## Record extracts
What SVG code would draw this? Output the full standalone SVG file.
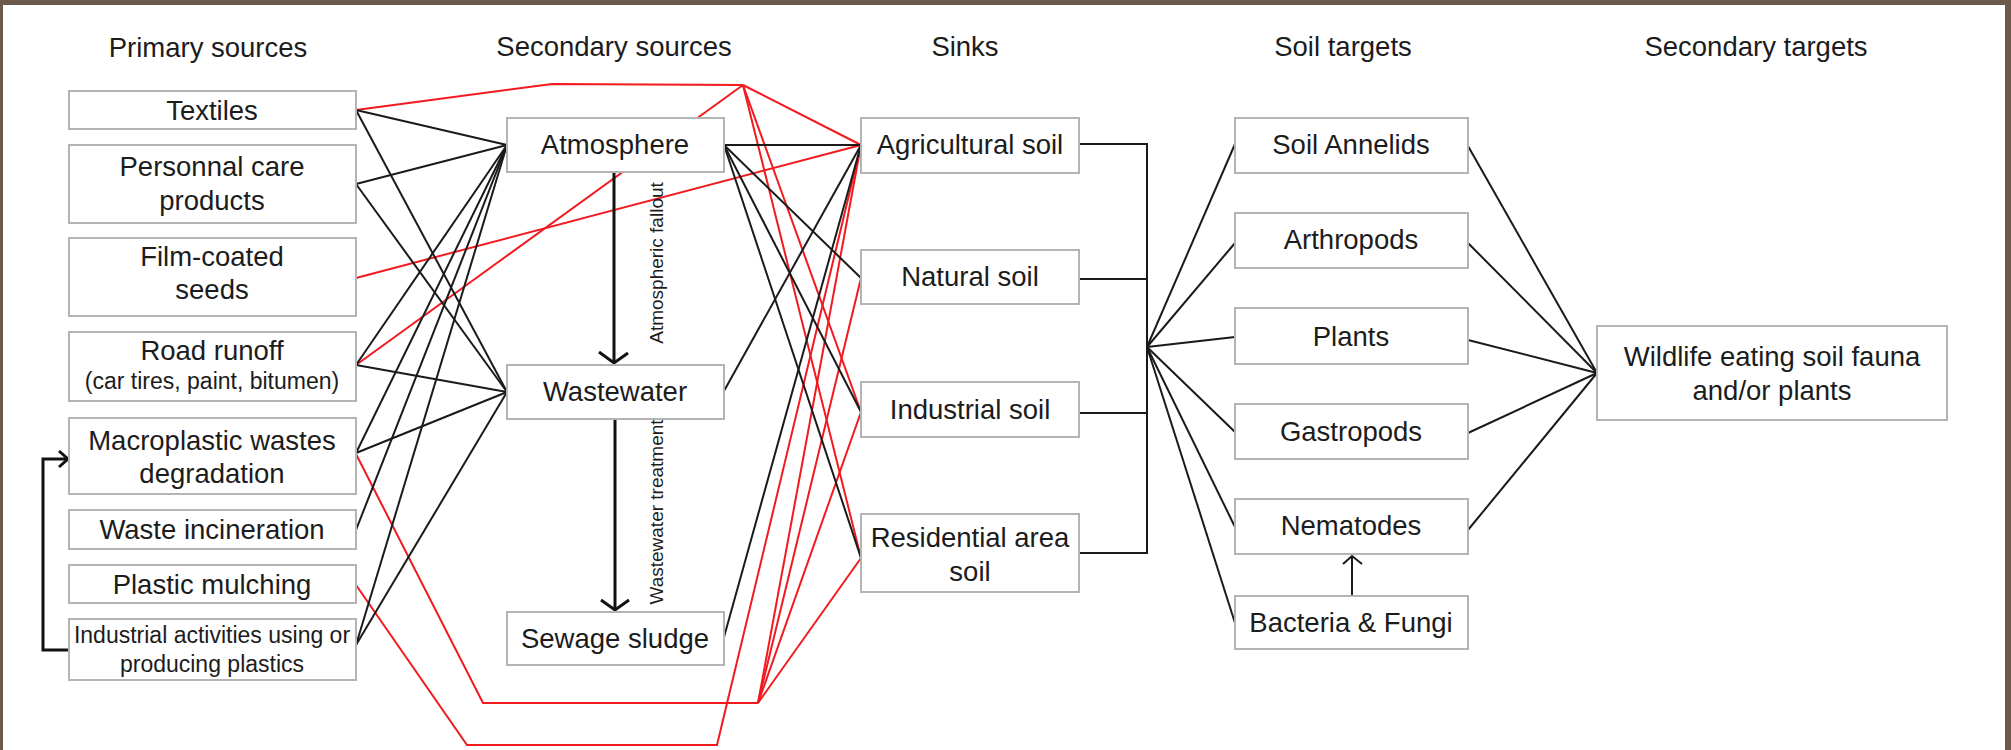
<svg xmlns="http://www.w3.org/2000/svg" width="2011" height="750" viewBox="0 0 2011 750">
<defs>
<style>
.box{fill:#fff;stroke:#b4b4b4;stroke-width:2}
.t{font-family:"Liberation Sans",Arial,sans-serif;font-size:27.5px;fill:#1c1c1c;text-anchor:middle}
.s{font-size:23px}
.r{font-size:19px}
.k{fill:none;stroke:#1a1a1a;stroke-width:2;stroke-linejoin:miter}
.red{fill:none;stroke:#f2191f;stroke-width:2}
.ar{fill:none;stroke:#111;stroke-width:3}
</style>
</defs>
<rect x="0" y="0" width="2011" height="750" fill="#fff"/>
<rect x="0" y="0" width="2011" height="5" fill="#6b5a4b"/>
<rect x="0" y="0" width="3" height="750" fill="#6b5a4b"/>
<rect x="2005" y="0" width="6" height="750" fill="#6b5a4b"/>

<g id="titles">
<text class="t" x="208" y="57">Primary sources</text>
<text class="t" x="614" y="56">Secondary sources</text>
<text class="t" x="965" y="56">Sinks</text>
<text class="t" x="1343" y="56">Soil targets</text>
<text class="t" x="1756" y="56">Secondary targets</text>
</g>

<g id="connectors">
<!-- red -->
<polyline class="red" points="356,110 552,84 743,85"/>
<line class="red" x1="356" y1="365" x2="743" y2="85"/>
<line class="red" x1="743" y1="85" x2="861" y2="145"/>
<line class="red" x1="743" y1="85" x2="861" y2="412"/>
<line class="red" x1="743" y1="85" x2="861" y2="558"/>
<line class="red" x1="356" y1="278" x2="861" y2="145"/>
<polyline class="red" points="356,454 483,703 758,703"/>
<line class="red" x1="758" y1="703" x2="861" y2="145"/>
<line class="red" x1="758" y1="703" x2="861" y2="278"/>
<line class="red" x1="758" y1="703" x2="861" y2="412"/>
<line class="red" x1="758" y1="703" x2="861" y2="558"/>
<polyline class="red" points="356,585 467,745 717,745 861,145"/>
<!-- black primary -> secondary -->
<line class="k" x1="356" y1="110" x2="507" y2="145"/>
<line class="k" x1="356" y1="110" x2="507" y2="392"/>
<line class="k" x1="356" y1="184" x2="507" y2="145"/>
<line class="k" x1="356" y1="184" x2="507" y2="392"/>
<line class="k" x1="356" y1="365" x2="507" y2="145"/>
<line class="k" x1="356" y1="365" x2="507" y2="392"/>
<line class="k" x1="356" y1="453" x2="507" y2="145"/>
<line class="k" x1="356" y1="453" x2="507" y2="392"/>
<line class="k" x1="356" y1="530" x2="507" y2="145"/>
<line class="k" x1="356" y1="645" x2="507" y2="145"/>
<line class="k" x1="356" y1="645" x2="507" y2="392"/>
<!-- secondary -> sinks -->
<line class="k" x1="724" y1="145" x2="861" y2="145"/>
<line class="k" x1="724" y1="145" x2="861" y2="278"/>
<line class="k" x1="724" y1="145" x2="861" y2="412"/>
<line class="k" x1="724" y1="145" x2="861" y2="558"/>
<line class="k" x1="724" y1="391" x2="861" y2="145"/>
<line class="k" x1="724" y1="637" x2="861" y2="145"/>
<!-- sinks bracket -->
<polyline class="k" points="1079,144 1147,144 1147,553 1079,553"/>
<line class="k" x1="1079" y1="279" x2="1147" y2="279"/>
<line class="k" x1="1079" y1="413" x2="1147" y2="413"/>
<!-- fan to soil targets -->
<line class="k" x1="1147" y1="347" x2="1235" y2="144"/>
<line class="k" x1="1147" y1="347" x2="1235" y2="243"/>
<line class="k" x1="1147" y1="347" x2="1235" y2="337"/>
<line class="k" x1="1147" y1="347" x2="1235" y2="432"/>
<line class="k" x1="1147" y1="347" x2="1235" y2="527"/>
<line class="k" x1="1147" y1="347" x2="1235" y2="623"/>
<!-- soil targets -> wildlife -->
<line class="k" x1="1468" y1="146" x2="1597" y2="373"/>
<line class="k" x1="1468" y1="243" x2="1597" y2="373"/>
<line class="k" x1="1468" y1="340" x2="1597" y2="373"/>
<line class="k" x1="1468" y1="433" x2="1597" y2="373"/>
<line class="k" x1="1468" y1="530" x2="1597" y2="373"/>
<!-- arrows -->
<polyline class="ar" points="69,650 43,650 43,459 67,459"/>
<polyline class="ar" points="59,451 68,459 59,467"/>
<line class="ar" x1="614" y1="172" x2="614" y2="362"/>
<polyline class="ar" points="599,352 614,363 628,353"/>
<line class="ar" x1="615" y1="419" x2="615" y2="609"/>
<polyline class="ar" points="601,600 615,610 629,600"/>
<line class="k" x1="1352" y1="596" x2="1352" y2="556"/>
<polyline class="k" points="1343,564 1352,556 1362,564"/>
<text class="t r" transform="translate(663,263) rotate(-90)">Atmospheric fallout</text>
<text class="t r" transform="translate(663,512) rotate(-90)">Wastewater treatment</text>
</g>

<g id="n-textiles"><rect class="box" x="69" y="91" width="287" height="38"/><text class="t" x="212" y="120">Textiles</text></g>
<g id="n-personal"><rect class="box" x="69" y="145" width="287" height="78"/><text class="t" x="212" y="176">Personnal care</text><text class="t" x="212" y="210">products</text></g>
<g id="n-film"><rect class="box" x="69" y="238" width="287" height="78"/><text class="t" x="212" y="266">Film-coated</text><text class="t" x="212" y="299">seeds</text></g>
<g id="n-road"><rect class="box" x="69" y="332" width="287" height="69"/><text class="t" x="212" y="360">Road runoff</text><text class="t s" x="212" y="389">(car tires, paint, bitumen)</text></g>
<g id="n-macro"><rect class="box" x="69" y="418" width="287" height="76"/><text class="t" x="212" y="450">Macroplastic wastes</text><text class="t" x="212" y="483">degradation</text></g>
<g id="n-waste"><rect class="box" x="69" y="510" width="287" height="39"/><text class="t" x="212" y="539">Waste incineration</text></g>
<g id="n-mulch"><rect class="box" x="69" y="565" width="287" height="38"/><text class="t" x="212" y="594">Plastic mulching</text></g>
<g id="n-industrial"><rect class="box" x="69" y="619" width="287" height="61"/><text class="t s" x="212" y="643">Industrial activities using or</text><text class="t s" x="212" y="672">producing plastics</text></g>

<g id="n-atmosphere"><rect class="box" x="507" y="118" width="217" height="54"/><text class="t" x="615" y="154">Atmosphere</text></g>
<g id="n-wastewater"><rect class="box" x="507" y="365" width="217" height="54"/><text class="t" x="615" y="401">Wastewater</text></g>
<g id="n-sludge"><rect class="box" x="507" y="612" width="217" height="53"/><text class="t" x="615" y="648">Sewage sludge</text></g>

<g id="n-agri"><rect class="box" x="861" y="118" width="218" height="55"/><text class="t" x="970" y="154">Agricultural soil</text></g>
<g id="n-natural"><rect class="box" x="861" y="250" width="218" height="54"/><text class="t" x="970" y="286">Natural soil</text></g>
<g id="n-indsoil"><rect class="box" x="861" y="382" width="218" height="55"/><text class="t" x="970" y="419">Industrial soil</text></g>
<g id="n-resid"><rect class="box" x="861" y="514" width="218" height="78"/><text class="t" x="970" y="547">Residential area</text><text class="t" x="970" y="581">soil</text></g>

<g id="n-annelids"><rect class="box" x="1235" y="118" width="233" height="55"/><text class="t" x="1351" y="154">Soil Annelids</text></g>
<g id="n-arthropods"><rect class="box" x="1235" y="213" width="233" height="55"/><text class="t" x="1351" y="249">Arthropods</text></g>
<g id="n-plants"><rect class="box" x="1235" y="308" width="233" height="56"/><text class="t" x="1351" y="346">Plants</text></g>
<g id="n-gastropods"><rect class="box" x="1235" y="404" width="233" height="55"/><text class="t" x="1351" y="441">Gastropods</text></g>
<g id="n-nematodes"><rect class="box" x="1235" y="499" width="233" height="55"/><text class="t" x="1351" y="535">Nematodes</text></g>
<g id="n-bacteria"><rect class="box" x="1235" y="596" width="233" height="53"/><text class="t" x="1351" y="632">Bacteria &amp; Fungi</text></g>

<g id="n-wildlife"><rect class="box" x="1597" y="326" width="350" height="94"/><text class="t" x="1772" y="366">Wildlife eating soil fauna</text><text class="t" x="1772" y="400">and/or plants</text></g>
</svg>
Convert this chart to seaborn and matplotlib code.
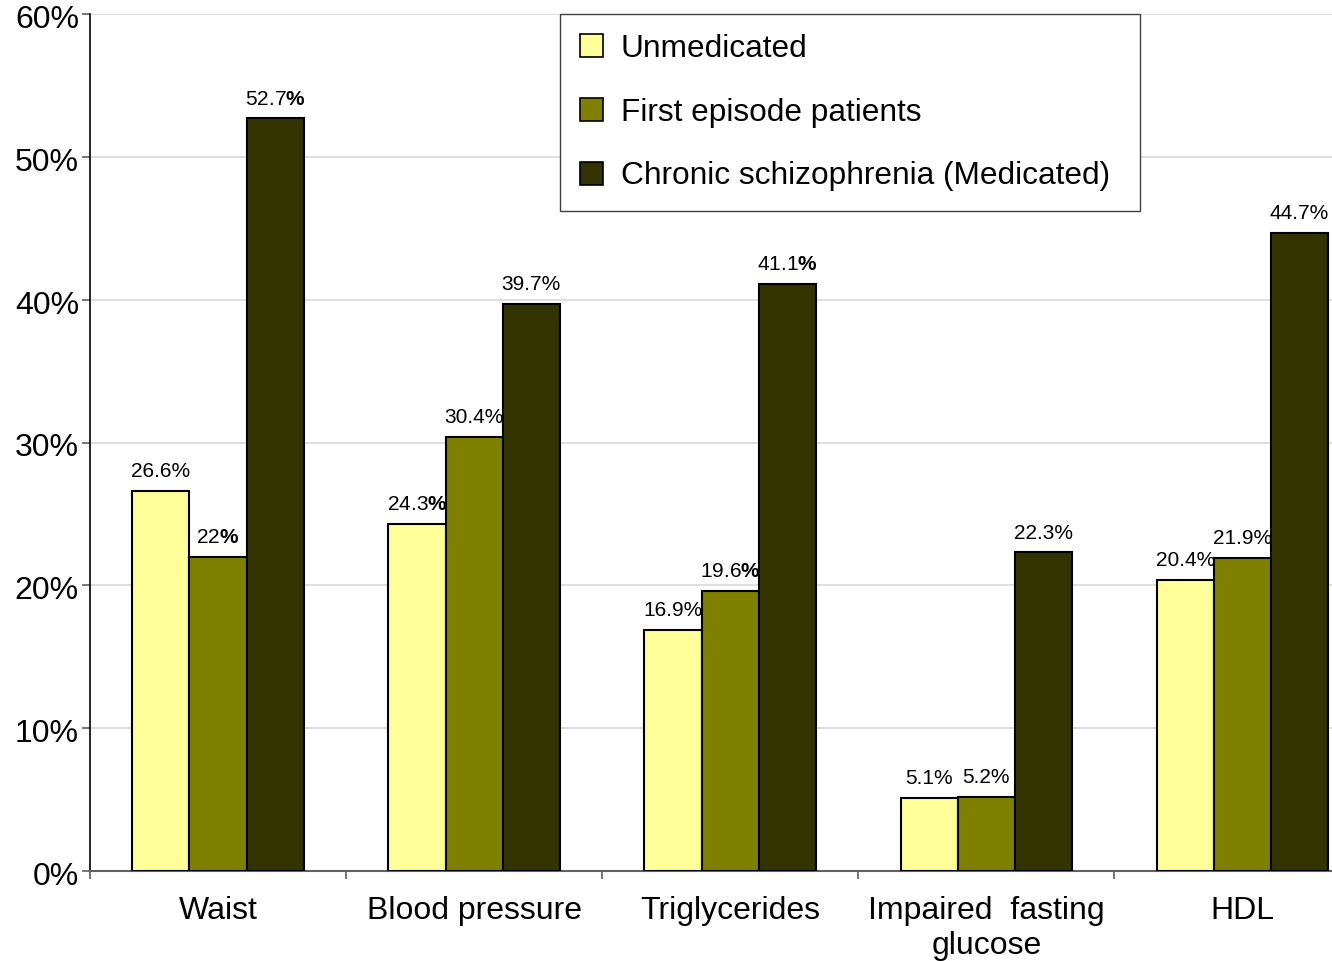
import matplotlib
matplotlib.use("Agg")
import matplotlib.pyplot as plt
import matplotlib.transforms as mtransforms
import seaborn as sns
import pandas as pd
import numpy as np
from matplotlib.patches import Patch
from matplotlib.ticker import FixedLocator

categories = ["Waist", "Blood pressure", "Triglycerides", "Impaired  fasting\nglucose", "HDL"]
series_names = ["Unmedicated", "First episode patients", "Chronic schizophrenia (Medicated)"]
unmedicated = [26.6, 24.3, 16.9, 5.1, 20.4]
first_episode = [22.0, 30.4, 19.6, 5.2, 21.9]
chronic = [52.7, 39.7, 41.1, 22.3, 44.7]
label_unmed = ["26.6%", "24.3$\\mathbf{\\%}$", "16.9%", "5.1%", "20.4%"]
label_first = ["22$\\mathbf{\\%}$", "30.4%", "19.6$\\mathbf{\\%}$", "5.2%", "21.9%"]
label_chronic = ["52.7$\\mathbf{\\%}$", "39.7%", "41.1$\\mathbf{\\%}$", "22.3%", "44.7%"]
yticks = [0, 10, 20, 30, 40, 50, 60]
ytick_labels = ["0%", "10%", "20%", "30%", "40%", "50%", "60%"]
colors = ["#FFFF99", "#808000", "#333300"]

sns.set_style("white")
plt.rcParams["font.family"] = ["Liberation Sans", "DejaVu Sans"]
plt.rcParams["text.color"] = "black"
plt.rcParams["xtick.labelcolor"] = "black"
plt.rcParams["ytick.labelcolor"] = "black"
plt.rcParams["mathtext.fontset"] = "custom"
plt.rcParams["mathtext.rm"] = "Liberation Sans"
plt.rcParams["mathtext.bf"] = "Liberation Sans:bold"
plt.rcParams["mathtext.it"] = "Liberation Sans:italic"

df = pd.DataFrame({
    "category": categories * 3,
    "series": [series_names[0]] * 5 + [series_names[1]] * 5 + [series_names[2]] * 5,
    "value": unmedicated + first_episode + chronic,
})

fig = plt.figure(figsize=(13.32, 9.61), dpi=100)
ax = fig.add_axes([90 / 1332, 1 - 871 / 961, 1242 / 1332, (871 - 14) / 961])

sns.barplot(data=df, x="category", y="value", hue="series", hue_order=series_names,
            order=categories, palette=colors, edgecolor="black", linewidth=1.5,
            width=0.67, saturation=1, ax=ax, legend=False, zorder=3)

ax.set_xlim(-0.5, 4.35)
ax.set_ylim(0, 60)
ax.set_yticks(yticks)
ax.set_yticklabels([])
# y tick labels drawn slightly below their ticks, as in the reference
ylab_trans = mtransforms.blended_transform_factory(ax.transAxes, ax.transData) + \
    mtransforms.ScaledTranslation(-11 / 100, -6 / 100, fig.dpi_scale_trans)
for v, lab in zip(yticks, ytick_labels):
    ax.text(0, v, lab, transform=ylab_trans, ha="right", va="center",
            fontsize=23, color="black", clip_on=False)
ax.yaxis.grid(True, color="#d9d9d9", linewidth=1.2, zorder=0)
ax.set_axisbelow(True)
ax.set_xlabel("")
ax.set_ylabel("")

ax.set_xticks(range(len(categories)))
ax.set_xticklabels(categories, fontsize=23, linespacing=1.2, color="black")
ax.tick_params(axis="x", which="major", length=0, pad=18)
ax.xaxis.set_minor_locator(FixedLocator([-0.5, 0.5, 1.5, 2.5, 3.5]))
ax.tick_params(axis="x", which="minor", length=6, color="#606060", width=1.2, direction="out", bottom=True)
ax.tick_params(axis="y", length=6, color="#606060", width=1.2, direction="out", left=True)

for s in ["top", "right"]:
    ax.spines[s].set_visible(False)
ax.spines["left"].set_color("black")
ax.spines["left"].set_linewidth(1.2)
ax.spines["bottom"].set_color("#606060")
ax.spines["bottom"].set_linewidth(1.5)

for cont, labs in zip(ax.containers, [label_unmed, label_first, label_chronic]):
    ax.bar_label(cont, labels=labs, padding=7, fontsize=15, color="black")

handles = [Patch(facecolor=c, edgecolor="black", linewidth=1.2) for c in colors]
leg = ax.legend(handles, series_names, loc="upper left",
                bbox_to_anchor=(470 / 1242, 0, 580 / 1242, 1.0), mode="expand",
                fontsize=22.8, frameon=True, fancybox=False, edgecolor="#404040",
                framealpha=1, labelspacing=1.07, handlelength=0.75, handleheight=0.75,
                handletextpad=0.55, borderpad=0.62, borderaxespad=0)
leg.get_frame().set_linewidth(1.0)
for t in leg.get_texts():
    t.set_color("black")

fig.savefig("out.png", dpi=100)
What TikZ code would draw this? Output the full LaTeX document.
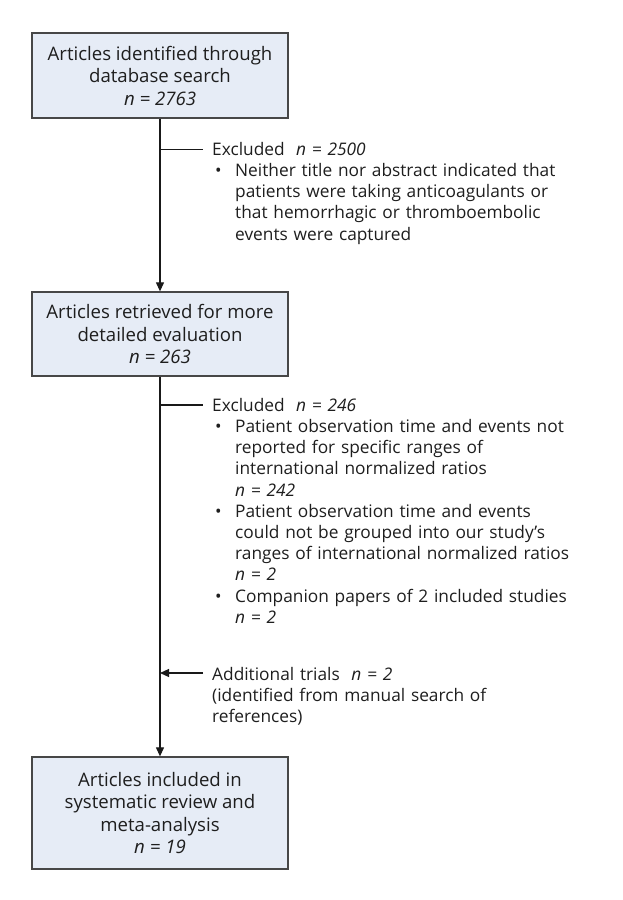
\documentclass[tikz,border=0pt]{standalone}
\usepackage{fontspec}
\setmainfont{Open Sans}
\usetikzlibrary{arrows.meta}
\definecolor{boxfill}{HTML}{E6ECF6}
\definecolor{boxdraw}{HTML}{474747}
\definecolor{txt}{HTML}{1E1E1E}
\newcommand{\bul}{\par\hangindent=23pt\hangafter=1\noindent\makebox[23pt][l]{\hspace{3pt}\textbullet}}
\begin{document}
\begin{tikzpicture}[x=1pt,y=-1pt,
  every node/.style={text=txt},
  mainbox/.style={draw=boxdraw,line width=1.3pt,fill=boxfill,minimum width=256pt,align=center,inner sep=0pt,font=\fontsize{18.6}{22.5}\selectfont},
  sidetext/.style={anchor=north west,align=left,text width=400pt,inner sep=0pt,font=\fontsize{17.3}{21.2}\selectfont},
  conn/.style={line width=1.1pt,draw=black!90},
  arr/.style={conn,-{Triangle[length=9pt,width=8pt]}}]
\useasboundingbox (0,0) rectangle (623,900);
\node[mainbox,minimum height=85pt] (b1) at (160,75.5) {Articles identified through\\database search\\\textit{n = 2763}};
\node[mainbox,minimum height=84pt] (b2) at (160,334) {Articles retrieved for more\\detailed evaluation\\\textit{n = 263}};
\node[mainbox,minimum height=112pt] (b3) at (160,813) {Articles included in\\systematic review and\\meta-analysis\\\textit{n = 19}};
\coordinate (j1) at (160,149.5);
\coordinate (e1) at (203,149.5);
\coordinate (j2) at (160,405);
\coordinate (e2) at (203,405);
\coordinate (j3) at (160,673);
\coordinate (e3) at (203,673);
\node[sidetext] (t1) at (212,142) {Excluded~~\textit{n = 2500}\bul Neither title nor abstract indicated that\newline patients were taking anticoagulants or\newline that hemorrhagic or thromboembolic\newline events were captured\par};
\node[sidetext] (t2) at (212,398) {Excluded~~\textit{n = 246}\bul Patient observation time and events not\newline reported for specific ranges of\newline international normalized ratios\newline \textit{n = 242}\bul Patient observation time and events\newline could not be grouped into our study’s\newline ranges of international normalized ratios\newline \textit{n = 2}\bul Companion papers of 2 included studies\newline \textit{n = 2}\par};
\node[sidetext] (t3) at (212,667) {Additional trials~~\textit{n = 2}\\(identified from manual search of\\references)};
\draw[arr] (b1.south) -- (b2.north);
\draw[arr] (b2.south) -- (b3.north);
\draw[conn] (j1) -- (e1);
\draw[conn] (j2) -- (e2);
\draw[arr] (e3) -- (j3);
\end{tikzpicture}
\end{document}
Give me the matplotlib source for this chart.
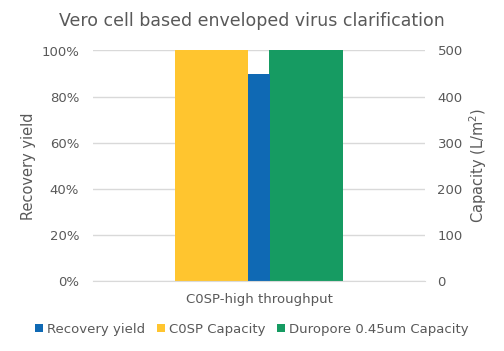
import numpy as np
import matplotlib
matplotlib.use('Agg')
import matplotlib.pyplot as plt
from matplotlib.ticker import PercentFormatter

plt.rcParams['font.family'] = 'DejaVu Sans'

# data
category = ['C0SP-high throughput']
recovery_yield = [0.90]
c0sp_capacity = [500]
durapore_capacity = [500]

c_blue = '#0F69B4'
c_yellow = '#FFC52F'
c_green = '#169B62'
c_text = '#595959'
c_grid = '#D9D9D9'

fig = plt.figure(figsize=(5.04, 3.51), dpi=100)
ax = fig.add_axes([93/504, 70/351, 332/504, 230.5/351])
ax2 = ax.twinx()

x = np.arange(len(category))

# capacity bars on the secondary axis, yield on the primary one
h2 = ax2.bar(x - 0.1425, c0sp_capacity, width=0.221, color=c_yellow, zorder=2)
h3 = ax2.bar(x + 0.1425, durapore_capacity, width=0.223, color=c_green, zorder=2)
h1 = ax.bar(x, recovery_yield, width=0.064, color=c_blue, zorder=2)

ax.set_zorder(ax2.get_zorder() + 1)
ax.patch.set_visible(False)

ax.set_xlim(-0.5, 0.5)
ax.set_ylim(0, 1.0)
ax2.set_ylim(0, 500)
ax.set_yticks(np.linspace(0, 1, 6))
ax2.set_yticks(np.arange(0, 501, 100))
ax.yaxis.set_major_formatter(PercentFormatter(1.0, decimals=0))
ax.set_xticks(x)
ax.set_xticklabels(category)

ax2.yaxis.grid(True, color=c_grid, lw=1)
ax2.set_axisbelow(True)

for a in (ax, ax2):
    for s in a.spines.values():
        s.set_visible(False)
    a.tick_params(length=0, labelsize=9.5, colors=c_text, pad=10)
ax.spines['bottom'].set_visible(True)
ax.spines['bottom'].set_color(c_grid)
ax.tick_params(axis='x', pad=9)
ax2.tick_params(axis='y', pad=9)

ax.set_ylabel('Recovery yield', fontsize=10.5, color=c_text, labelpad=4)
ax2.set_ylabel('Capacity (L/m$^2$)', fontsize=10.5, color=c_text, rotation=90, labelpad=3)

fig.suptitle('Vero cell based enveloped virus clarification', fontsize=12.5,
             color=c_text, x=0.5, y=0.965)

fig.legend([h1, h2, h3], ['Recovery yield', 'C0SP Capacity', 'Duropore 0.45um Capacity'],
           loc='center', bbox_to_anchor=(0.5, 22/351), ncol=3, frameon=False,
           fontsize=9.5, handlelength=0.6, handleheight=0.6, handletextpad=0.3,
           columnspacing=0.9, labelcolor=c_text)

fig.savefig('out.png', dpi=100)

## The exercise
Quote the lines above exactly, starting with the one that has "Give me the matplotlib source for this chart." and ending with the one that has "color=c_text, x=0.5, y=0.965)"; drop the pictures and include nothing else.

## Response to the exercise
Give me the matplotlib source for this chart.
import numpy as np
import matplotlib
matplotlib.use('Agg')
import matplotlib.pyplot as plt
from matplotlib.ticker import PercentFormatter

plt.rcParams['font.family'] = 'DejaVu Sans'

# data
category = ['C0SP-high throughput']
recovery_yield = [0.90]
c0sp_capacity = [500]
durapore_capacity = [500]

c_blue = '#0F69B4'
c_yellow = '#FFC52F'
c_green = '#169B62'
c_text = '#595959'
c_grid = '#D9D9D9'

fig = plt.figure(figsize=(5.04, 3.51), dpi=100)
ax = fig.add_axes([93/504, 70/351, 332/504, 230.5/351])
ax2 = ax.twinx()

x = np.arange(len(category))

# capacity bars on the secondary axis, yield on the primary one
h2 = ax2.bar(x - 0.1425, c0sp_capacity, width=0.221, color=c_yellow, zorder=2)
h3 = ax2.bar(x + 0.1425, durapore_capacity, width=0.223, color=c_green, zorder=2)
h1 = ax.bar(x, recovery_yield, width=0.064, color=c_blue, zorder=2)

ax.set_zorder(ax2.get_zorder() + 1)
ax.patch.set_visible(False)

ax.set_xlim(-0.5, 0.5)
ax.set_ylim(0, 1.0)
ax2.set_ylim(0, 500)
ax.set_yticks(np.linspace(0, 1, 6))
ax2.set_yticks(np.arange(0, 501, 100))
ax.yaxis.set_major_formatter(PercentFormatter(1.0, decimals=0))
ax.set_xticks(x)
ax.set_xticklabels(category)

ax2.yaxis.grid(True, color=c_grid, lw=1)
ax2.set_axisbelow(True)

for a in (ax, ax2):
    for s in a.spines.values():
        s.set_visible(False)
    a.tick_params(length=0, labelsize=9.5, colors=c_text, pad=10)
ax.spines['bottom'].set_visible(True)
ax.spines['bottom'].set_color(c_grid)
ax.tick_params(axis='x', pad=9)
ax2.tick_params(axis='y', pad=9)

ax.set_ylabel('Recovery yield', fontsize=10.5, color=c_text, labelpad=4)
ax2.set_ylabel('Capacity (L/m$^2$)', fontsize=10.5, color=c_text, rotation=90, labelpad=3)

fig.suptitle('Vero cell based enveloped virus clarification', fontsize=12.5,
             color=c_text, x=0.5, y=0.965)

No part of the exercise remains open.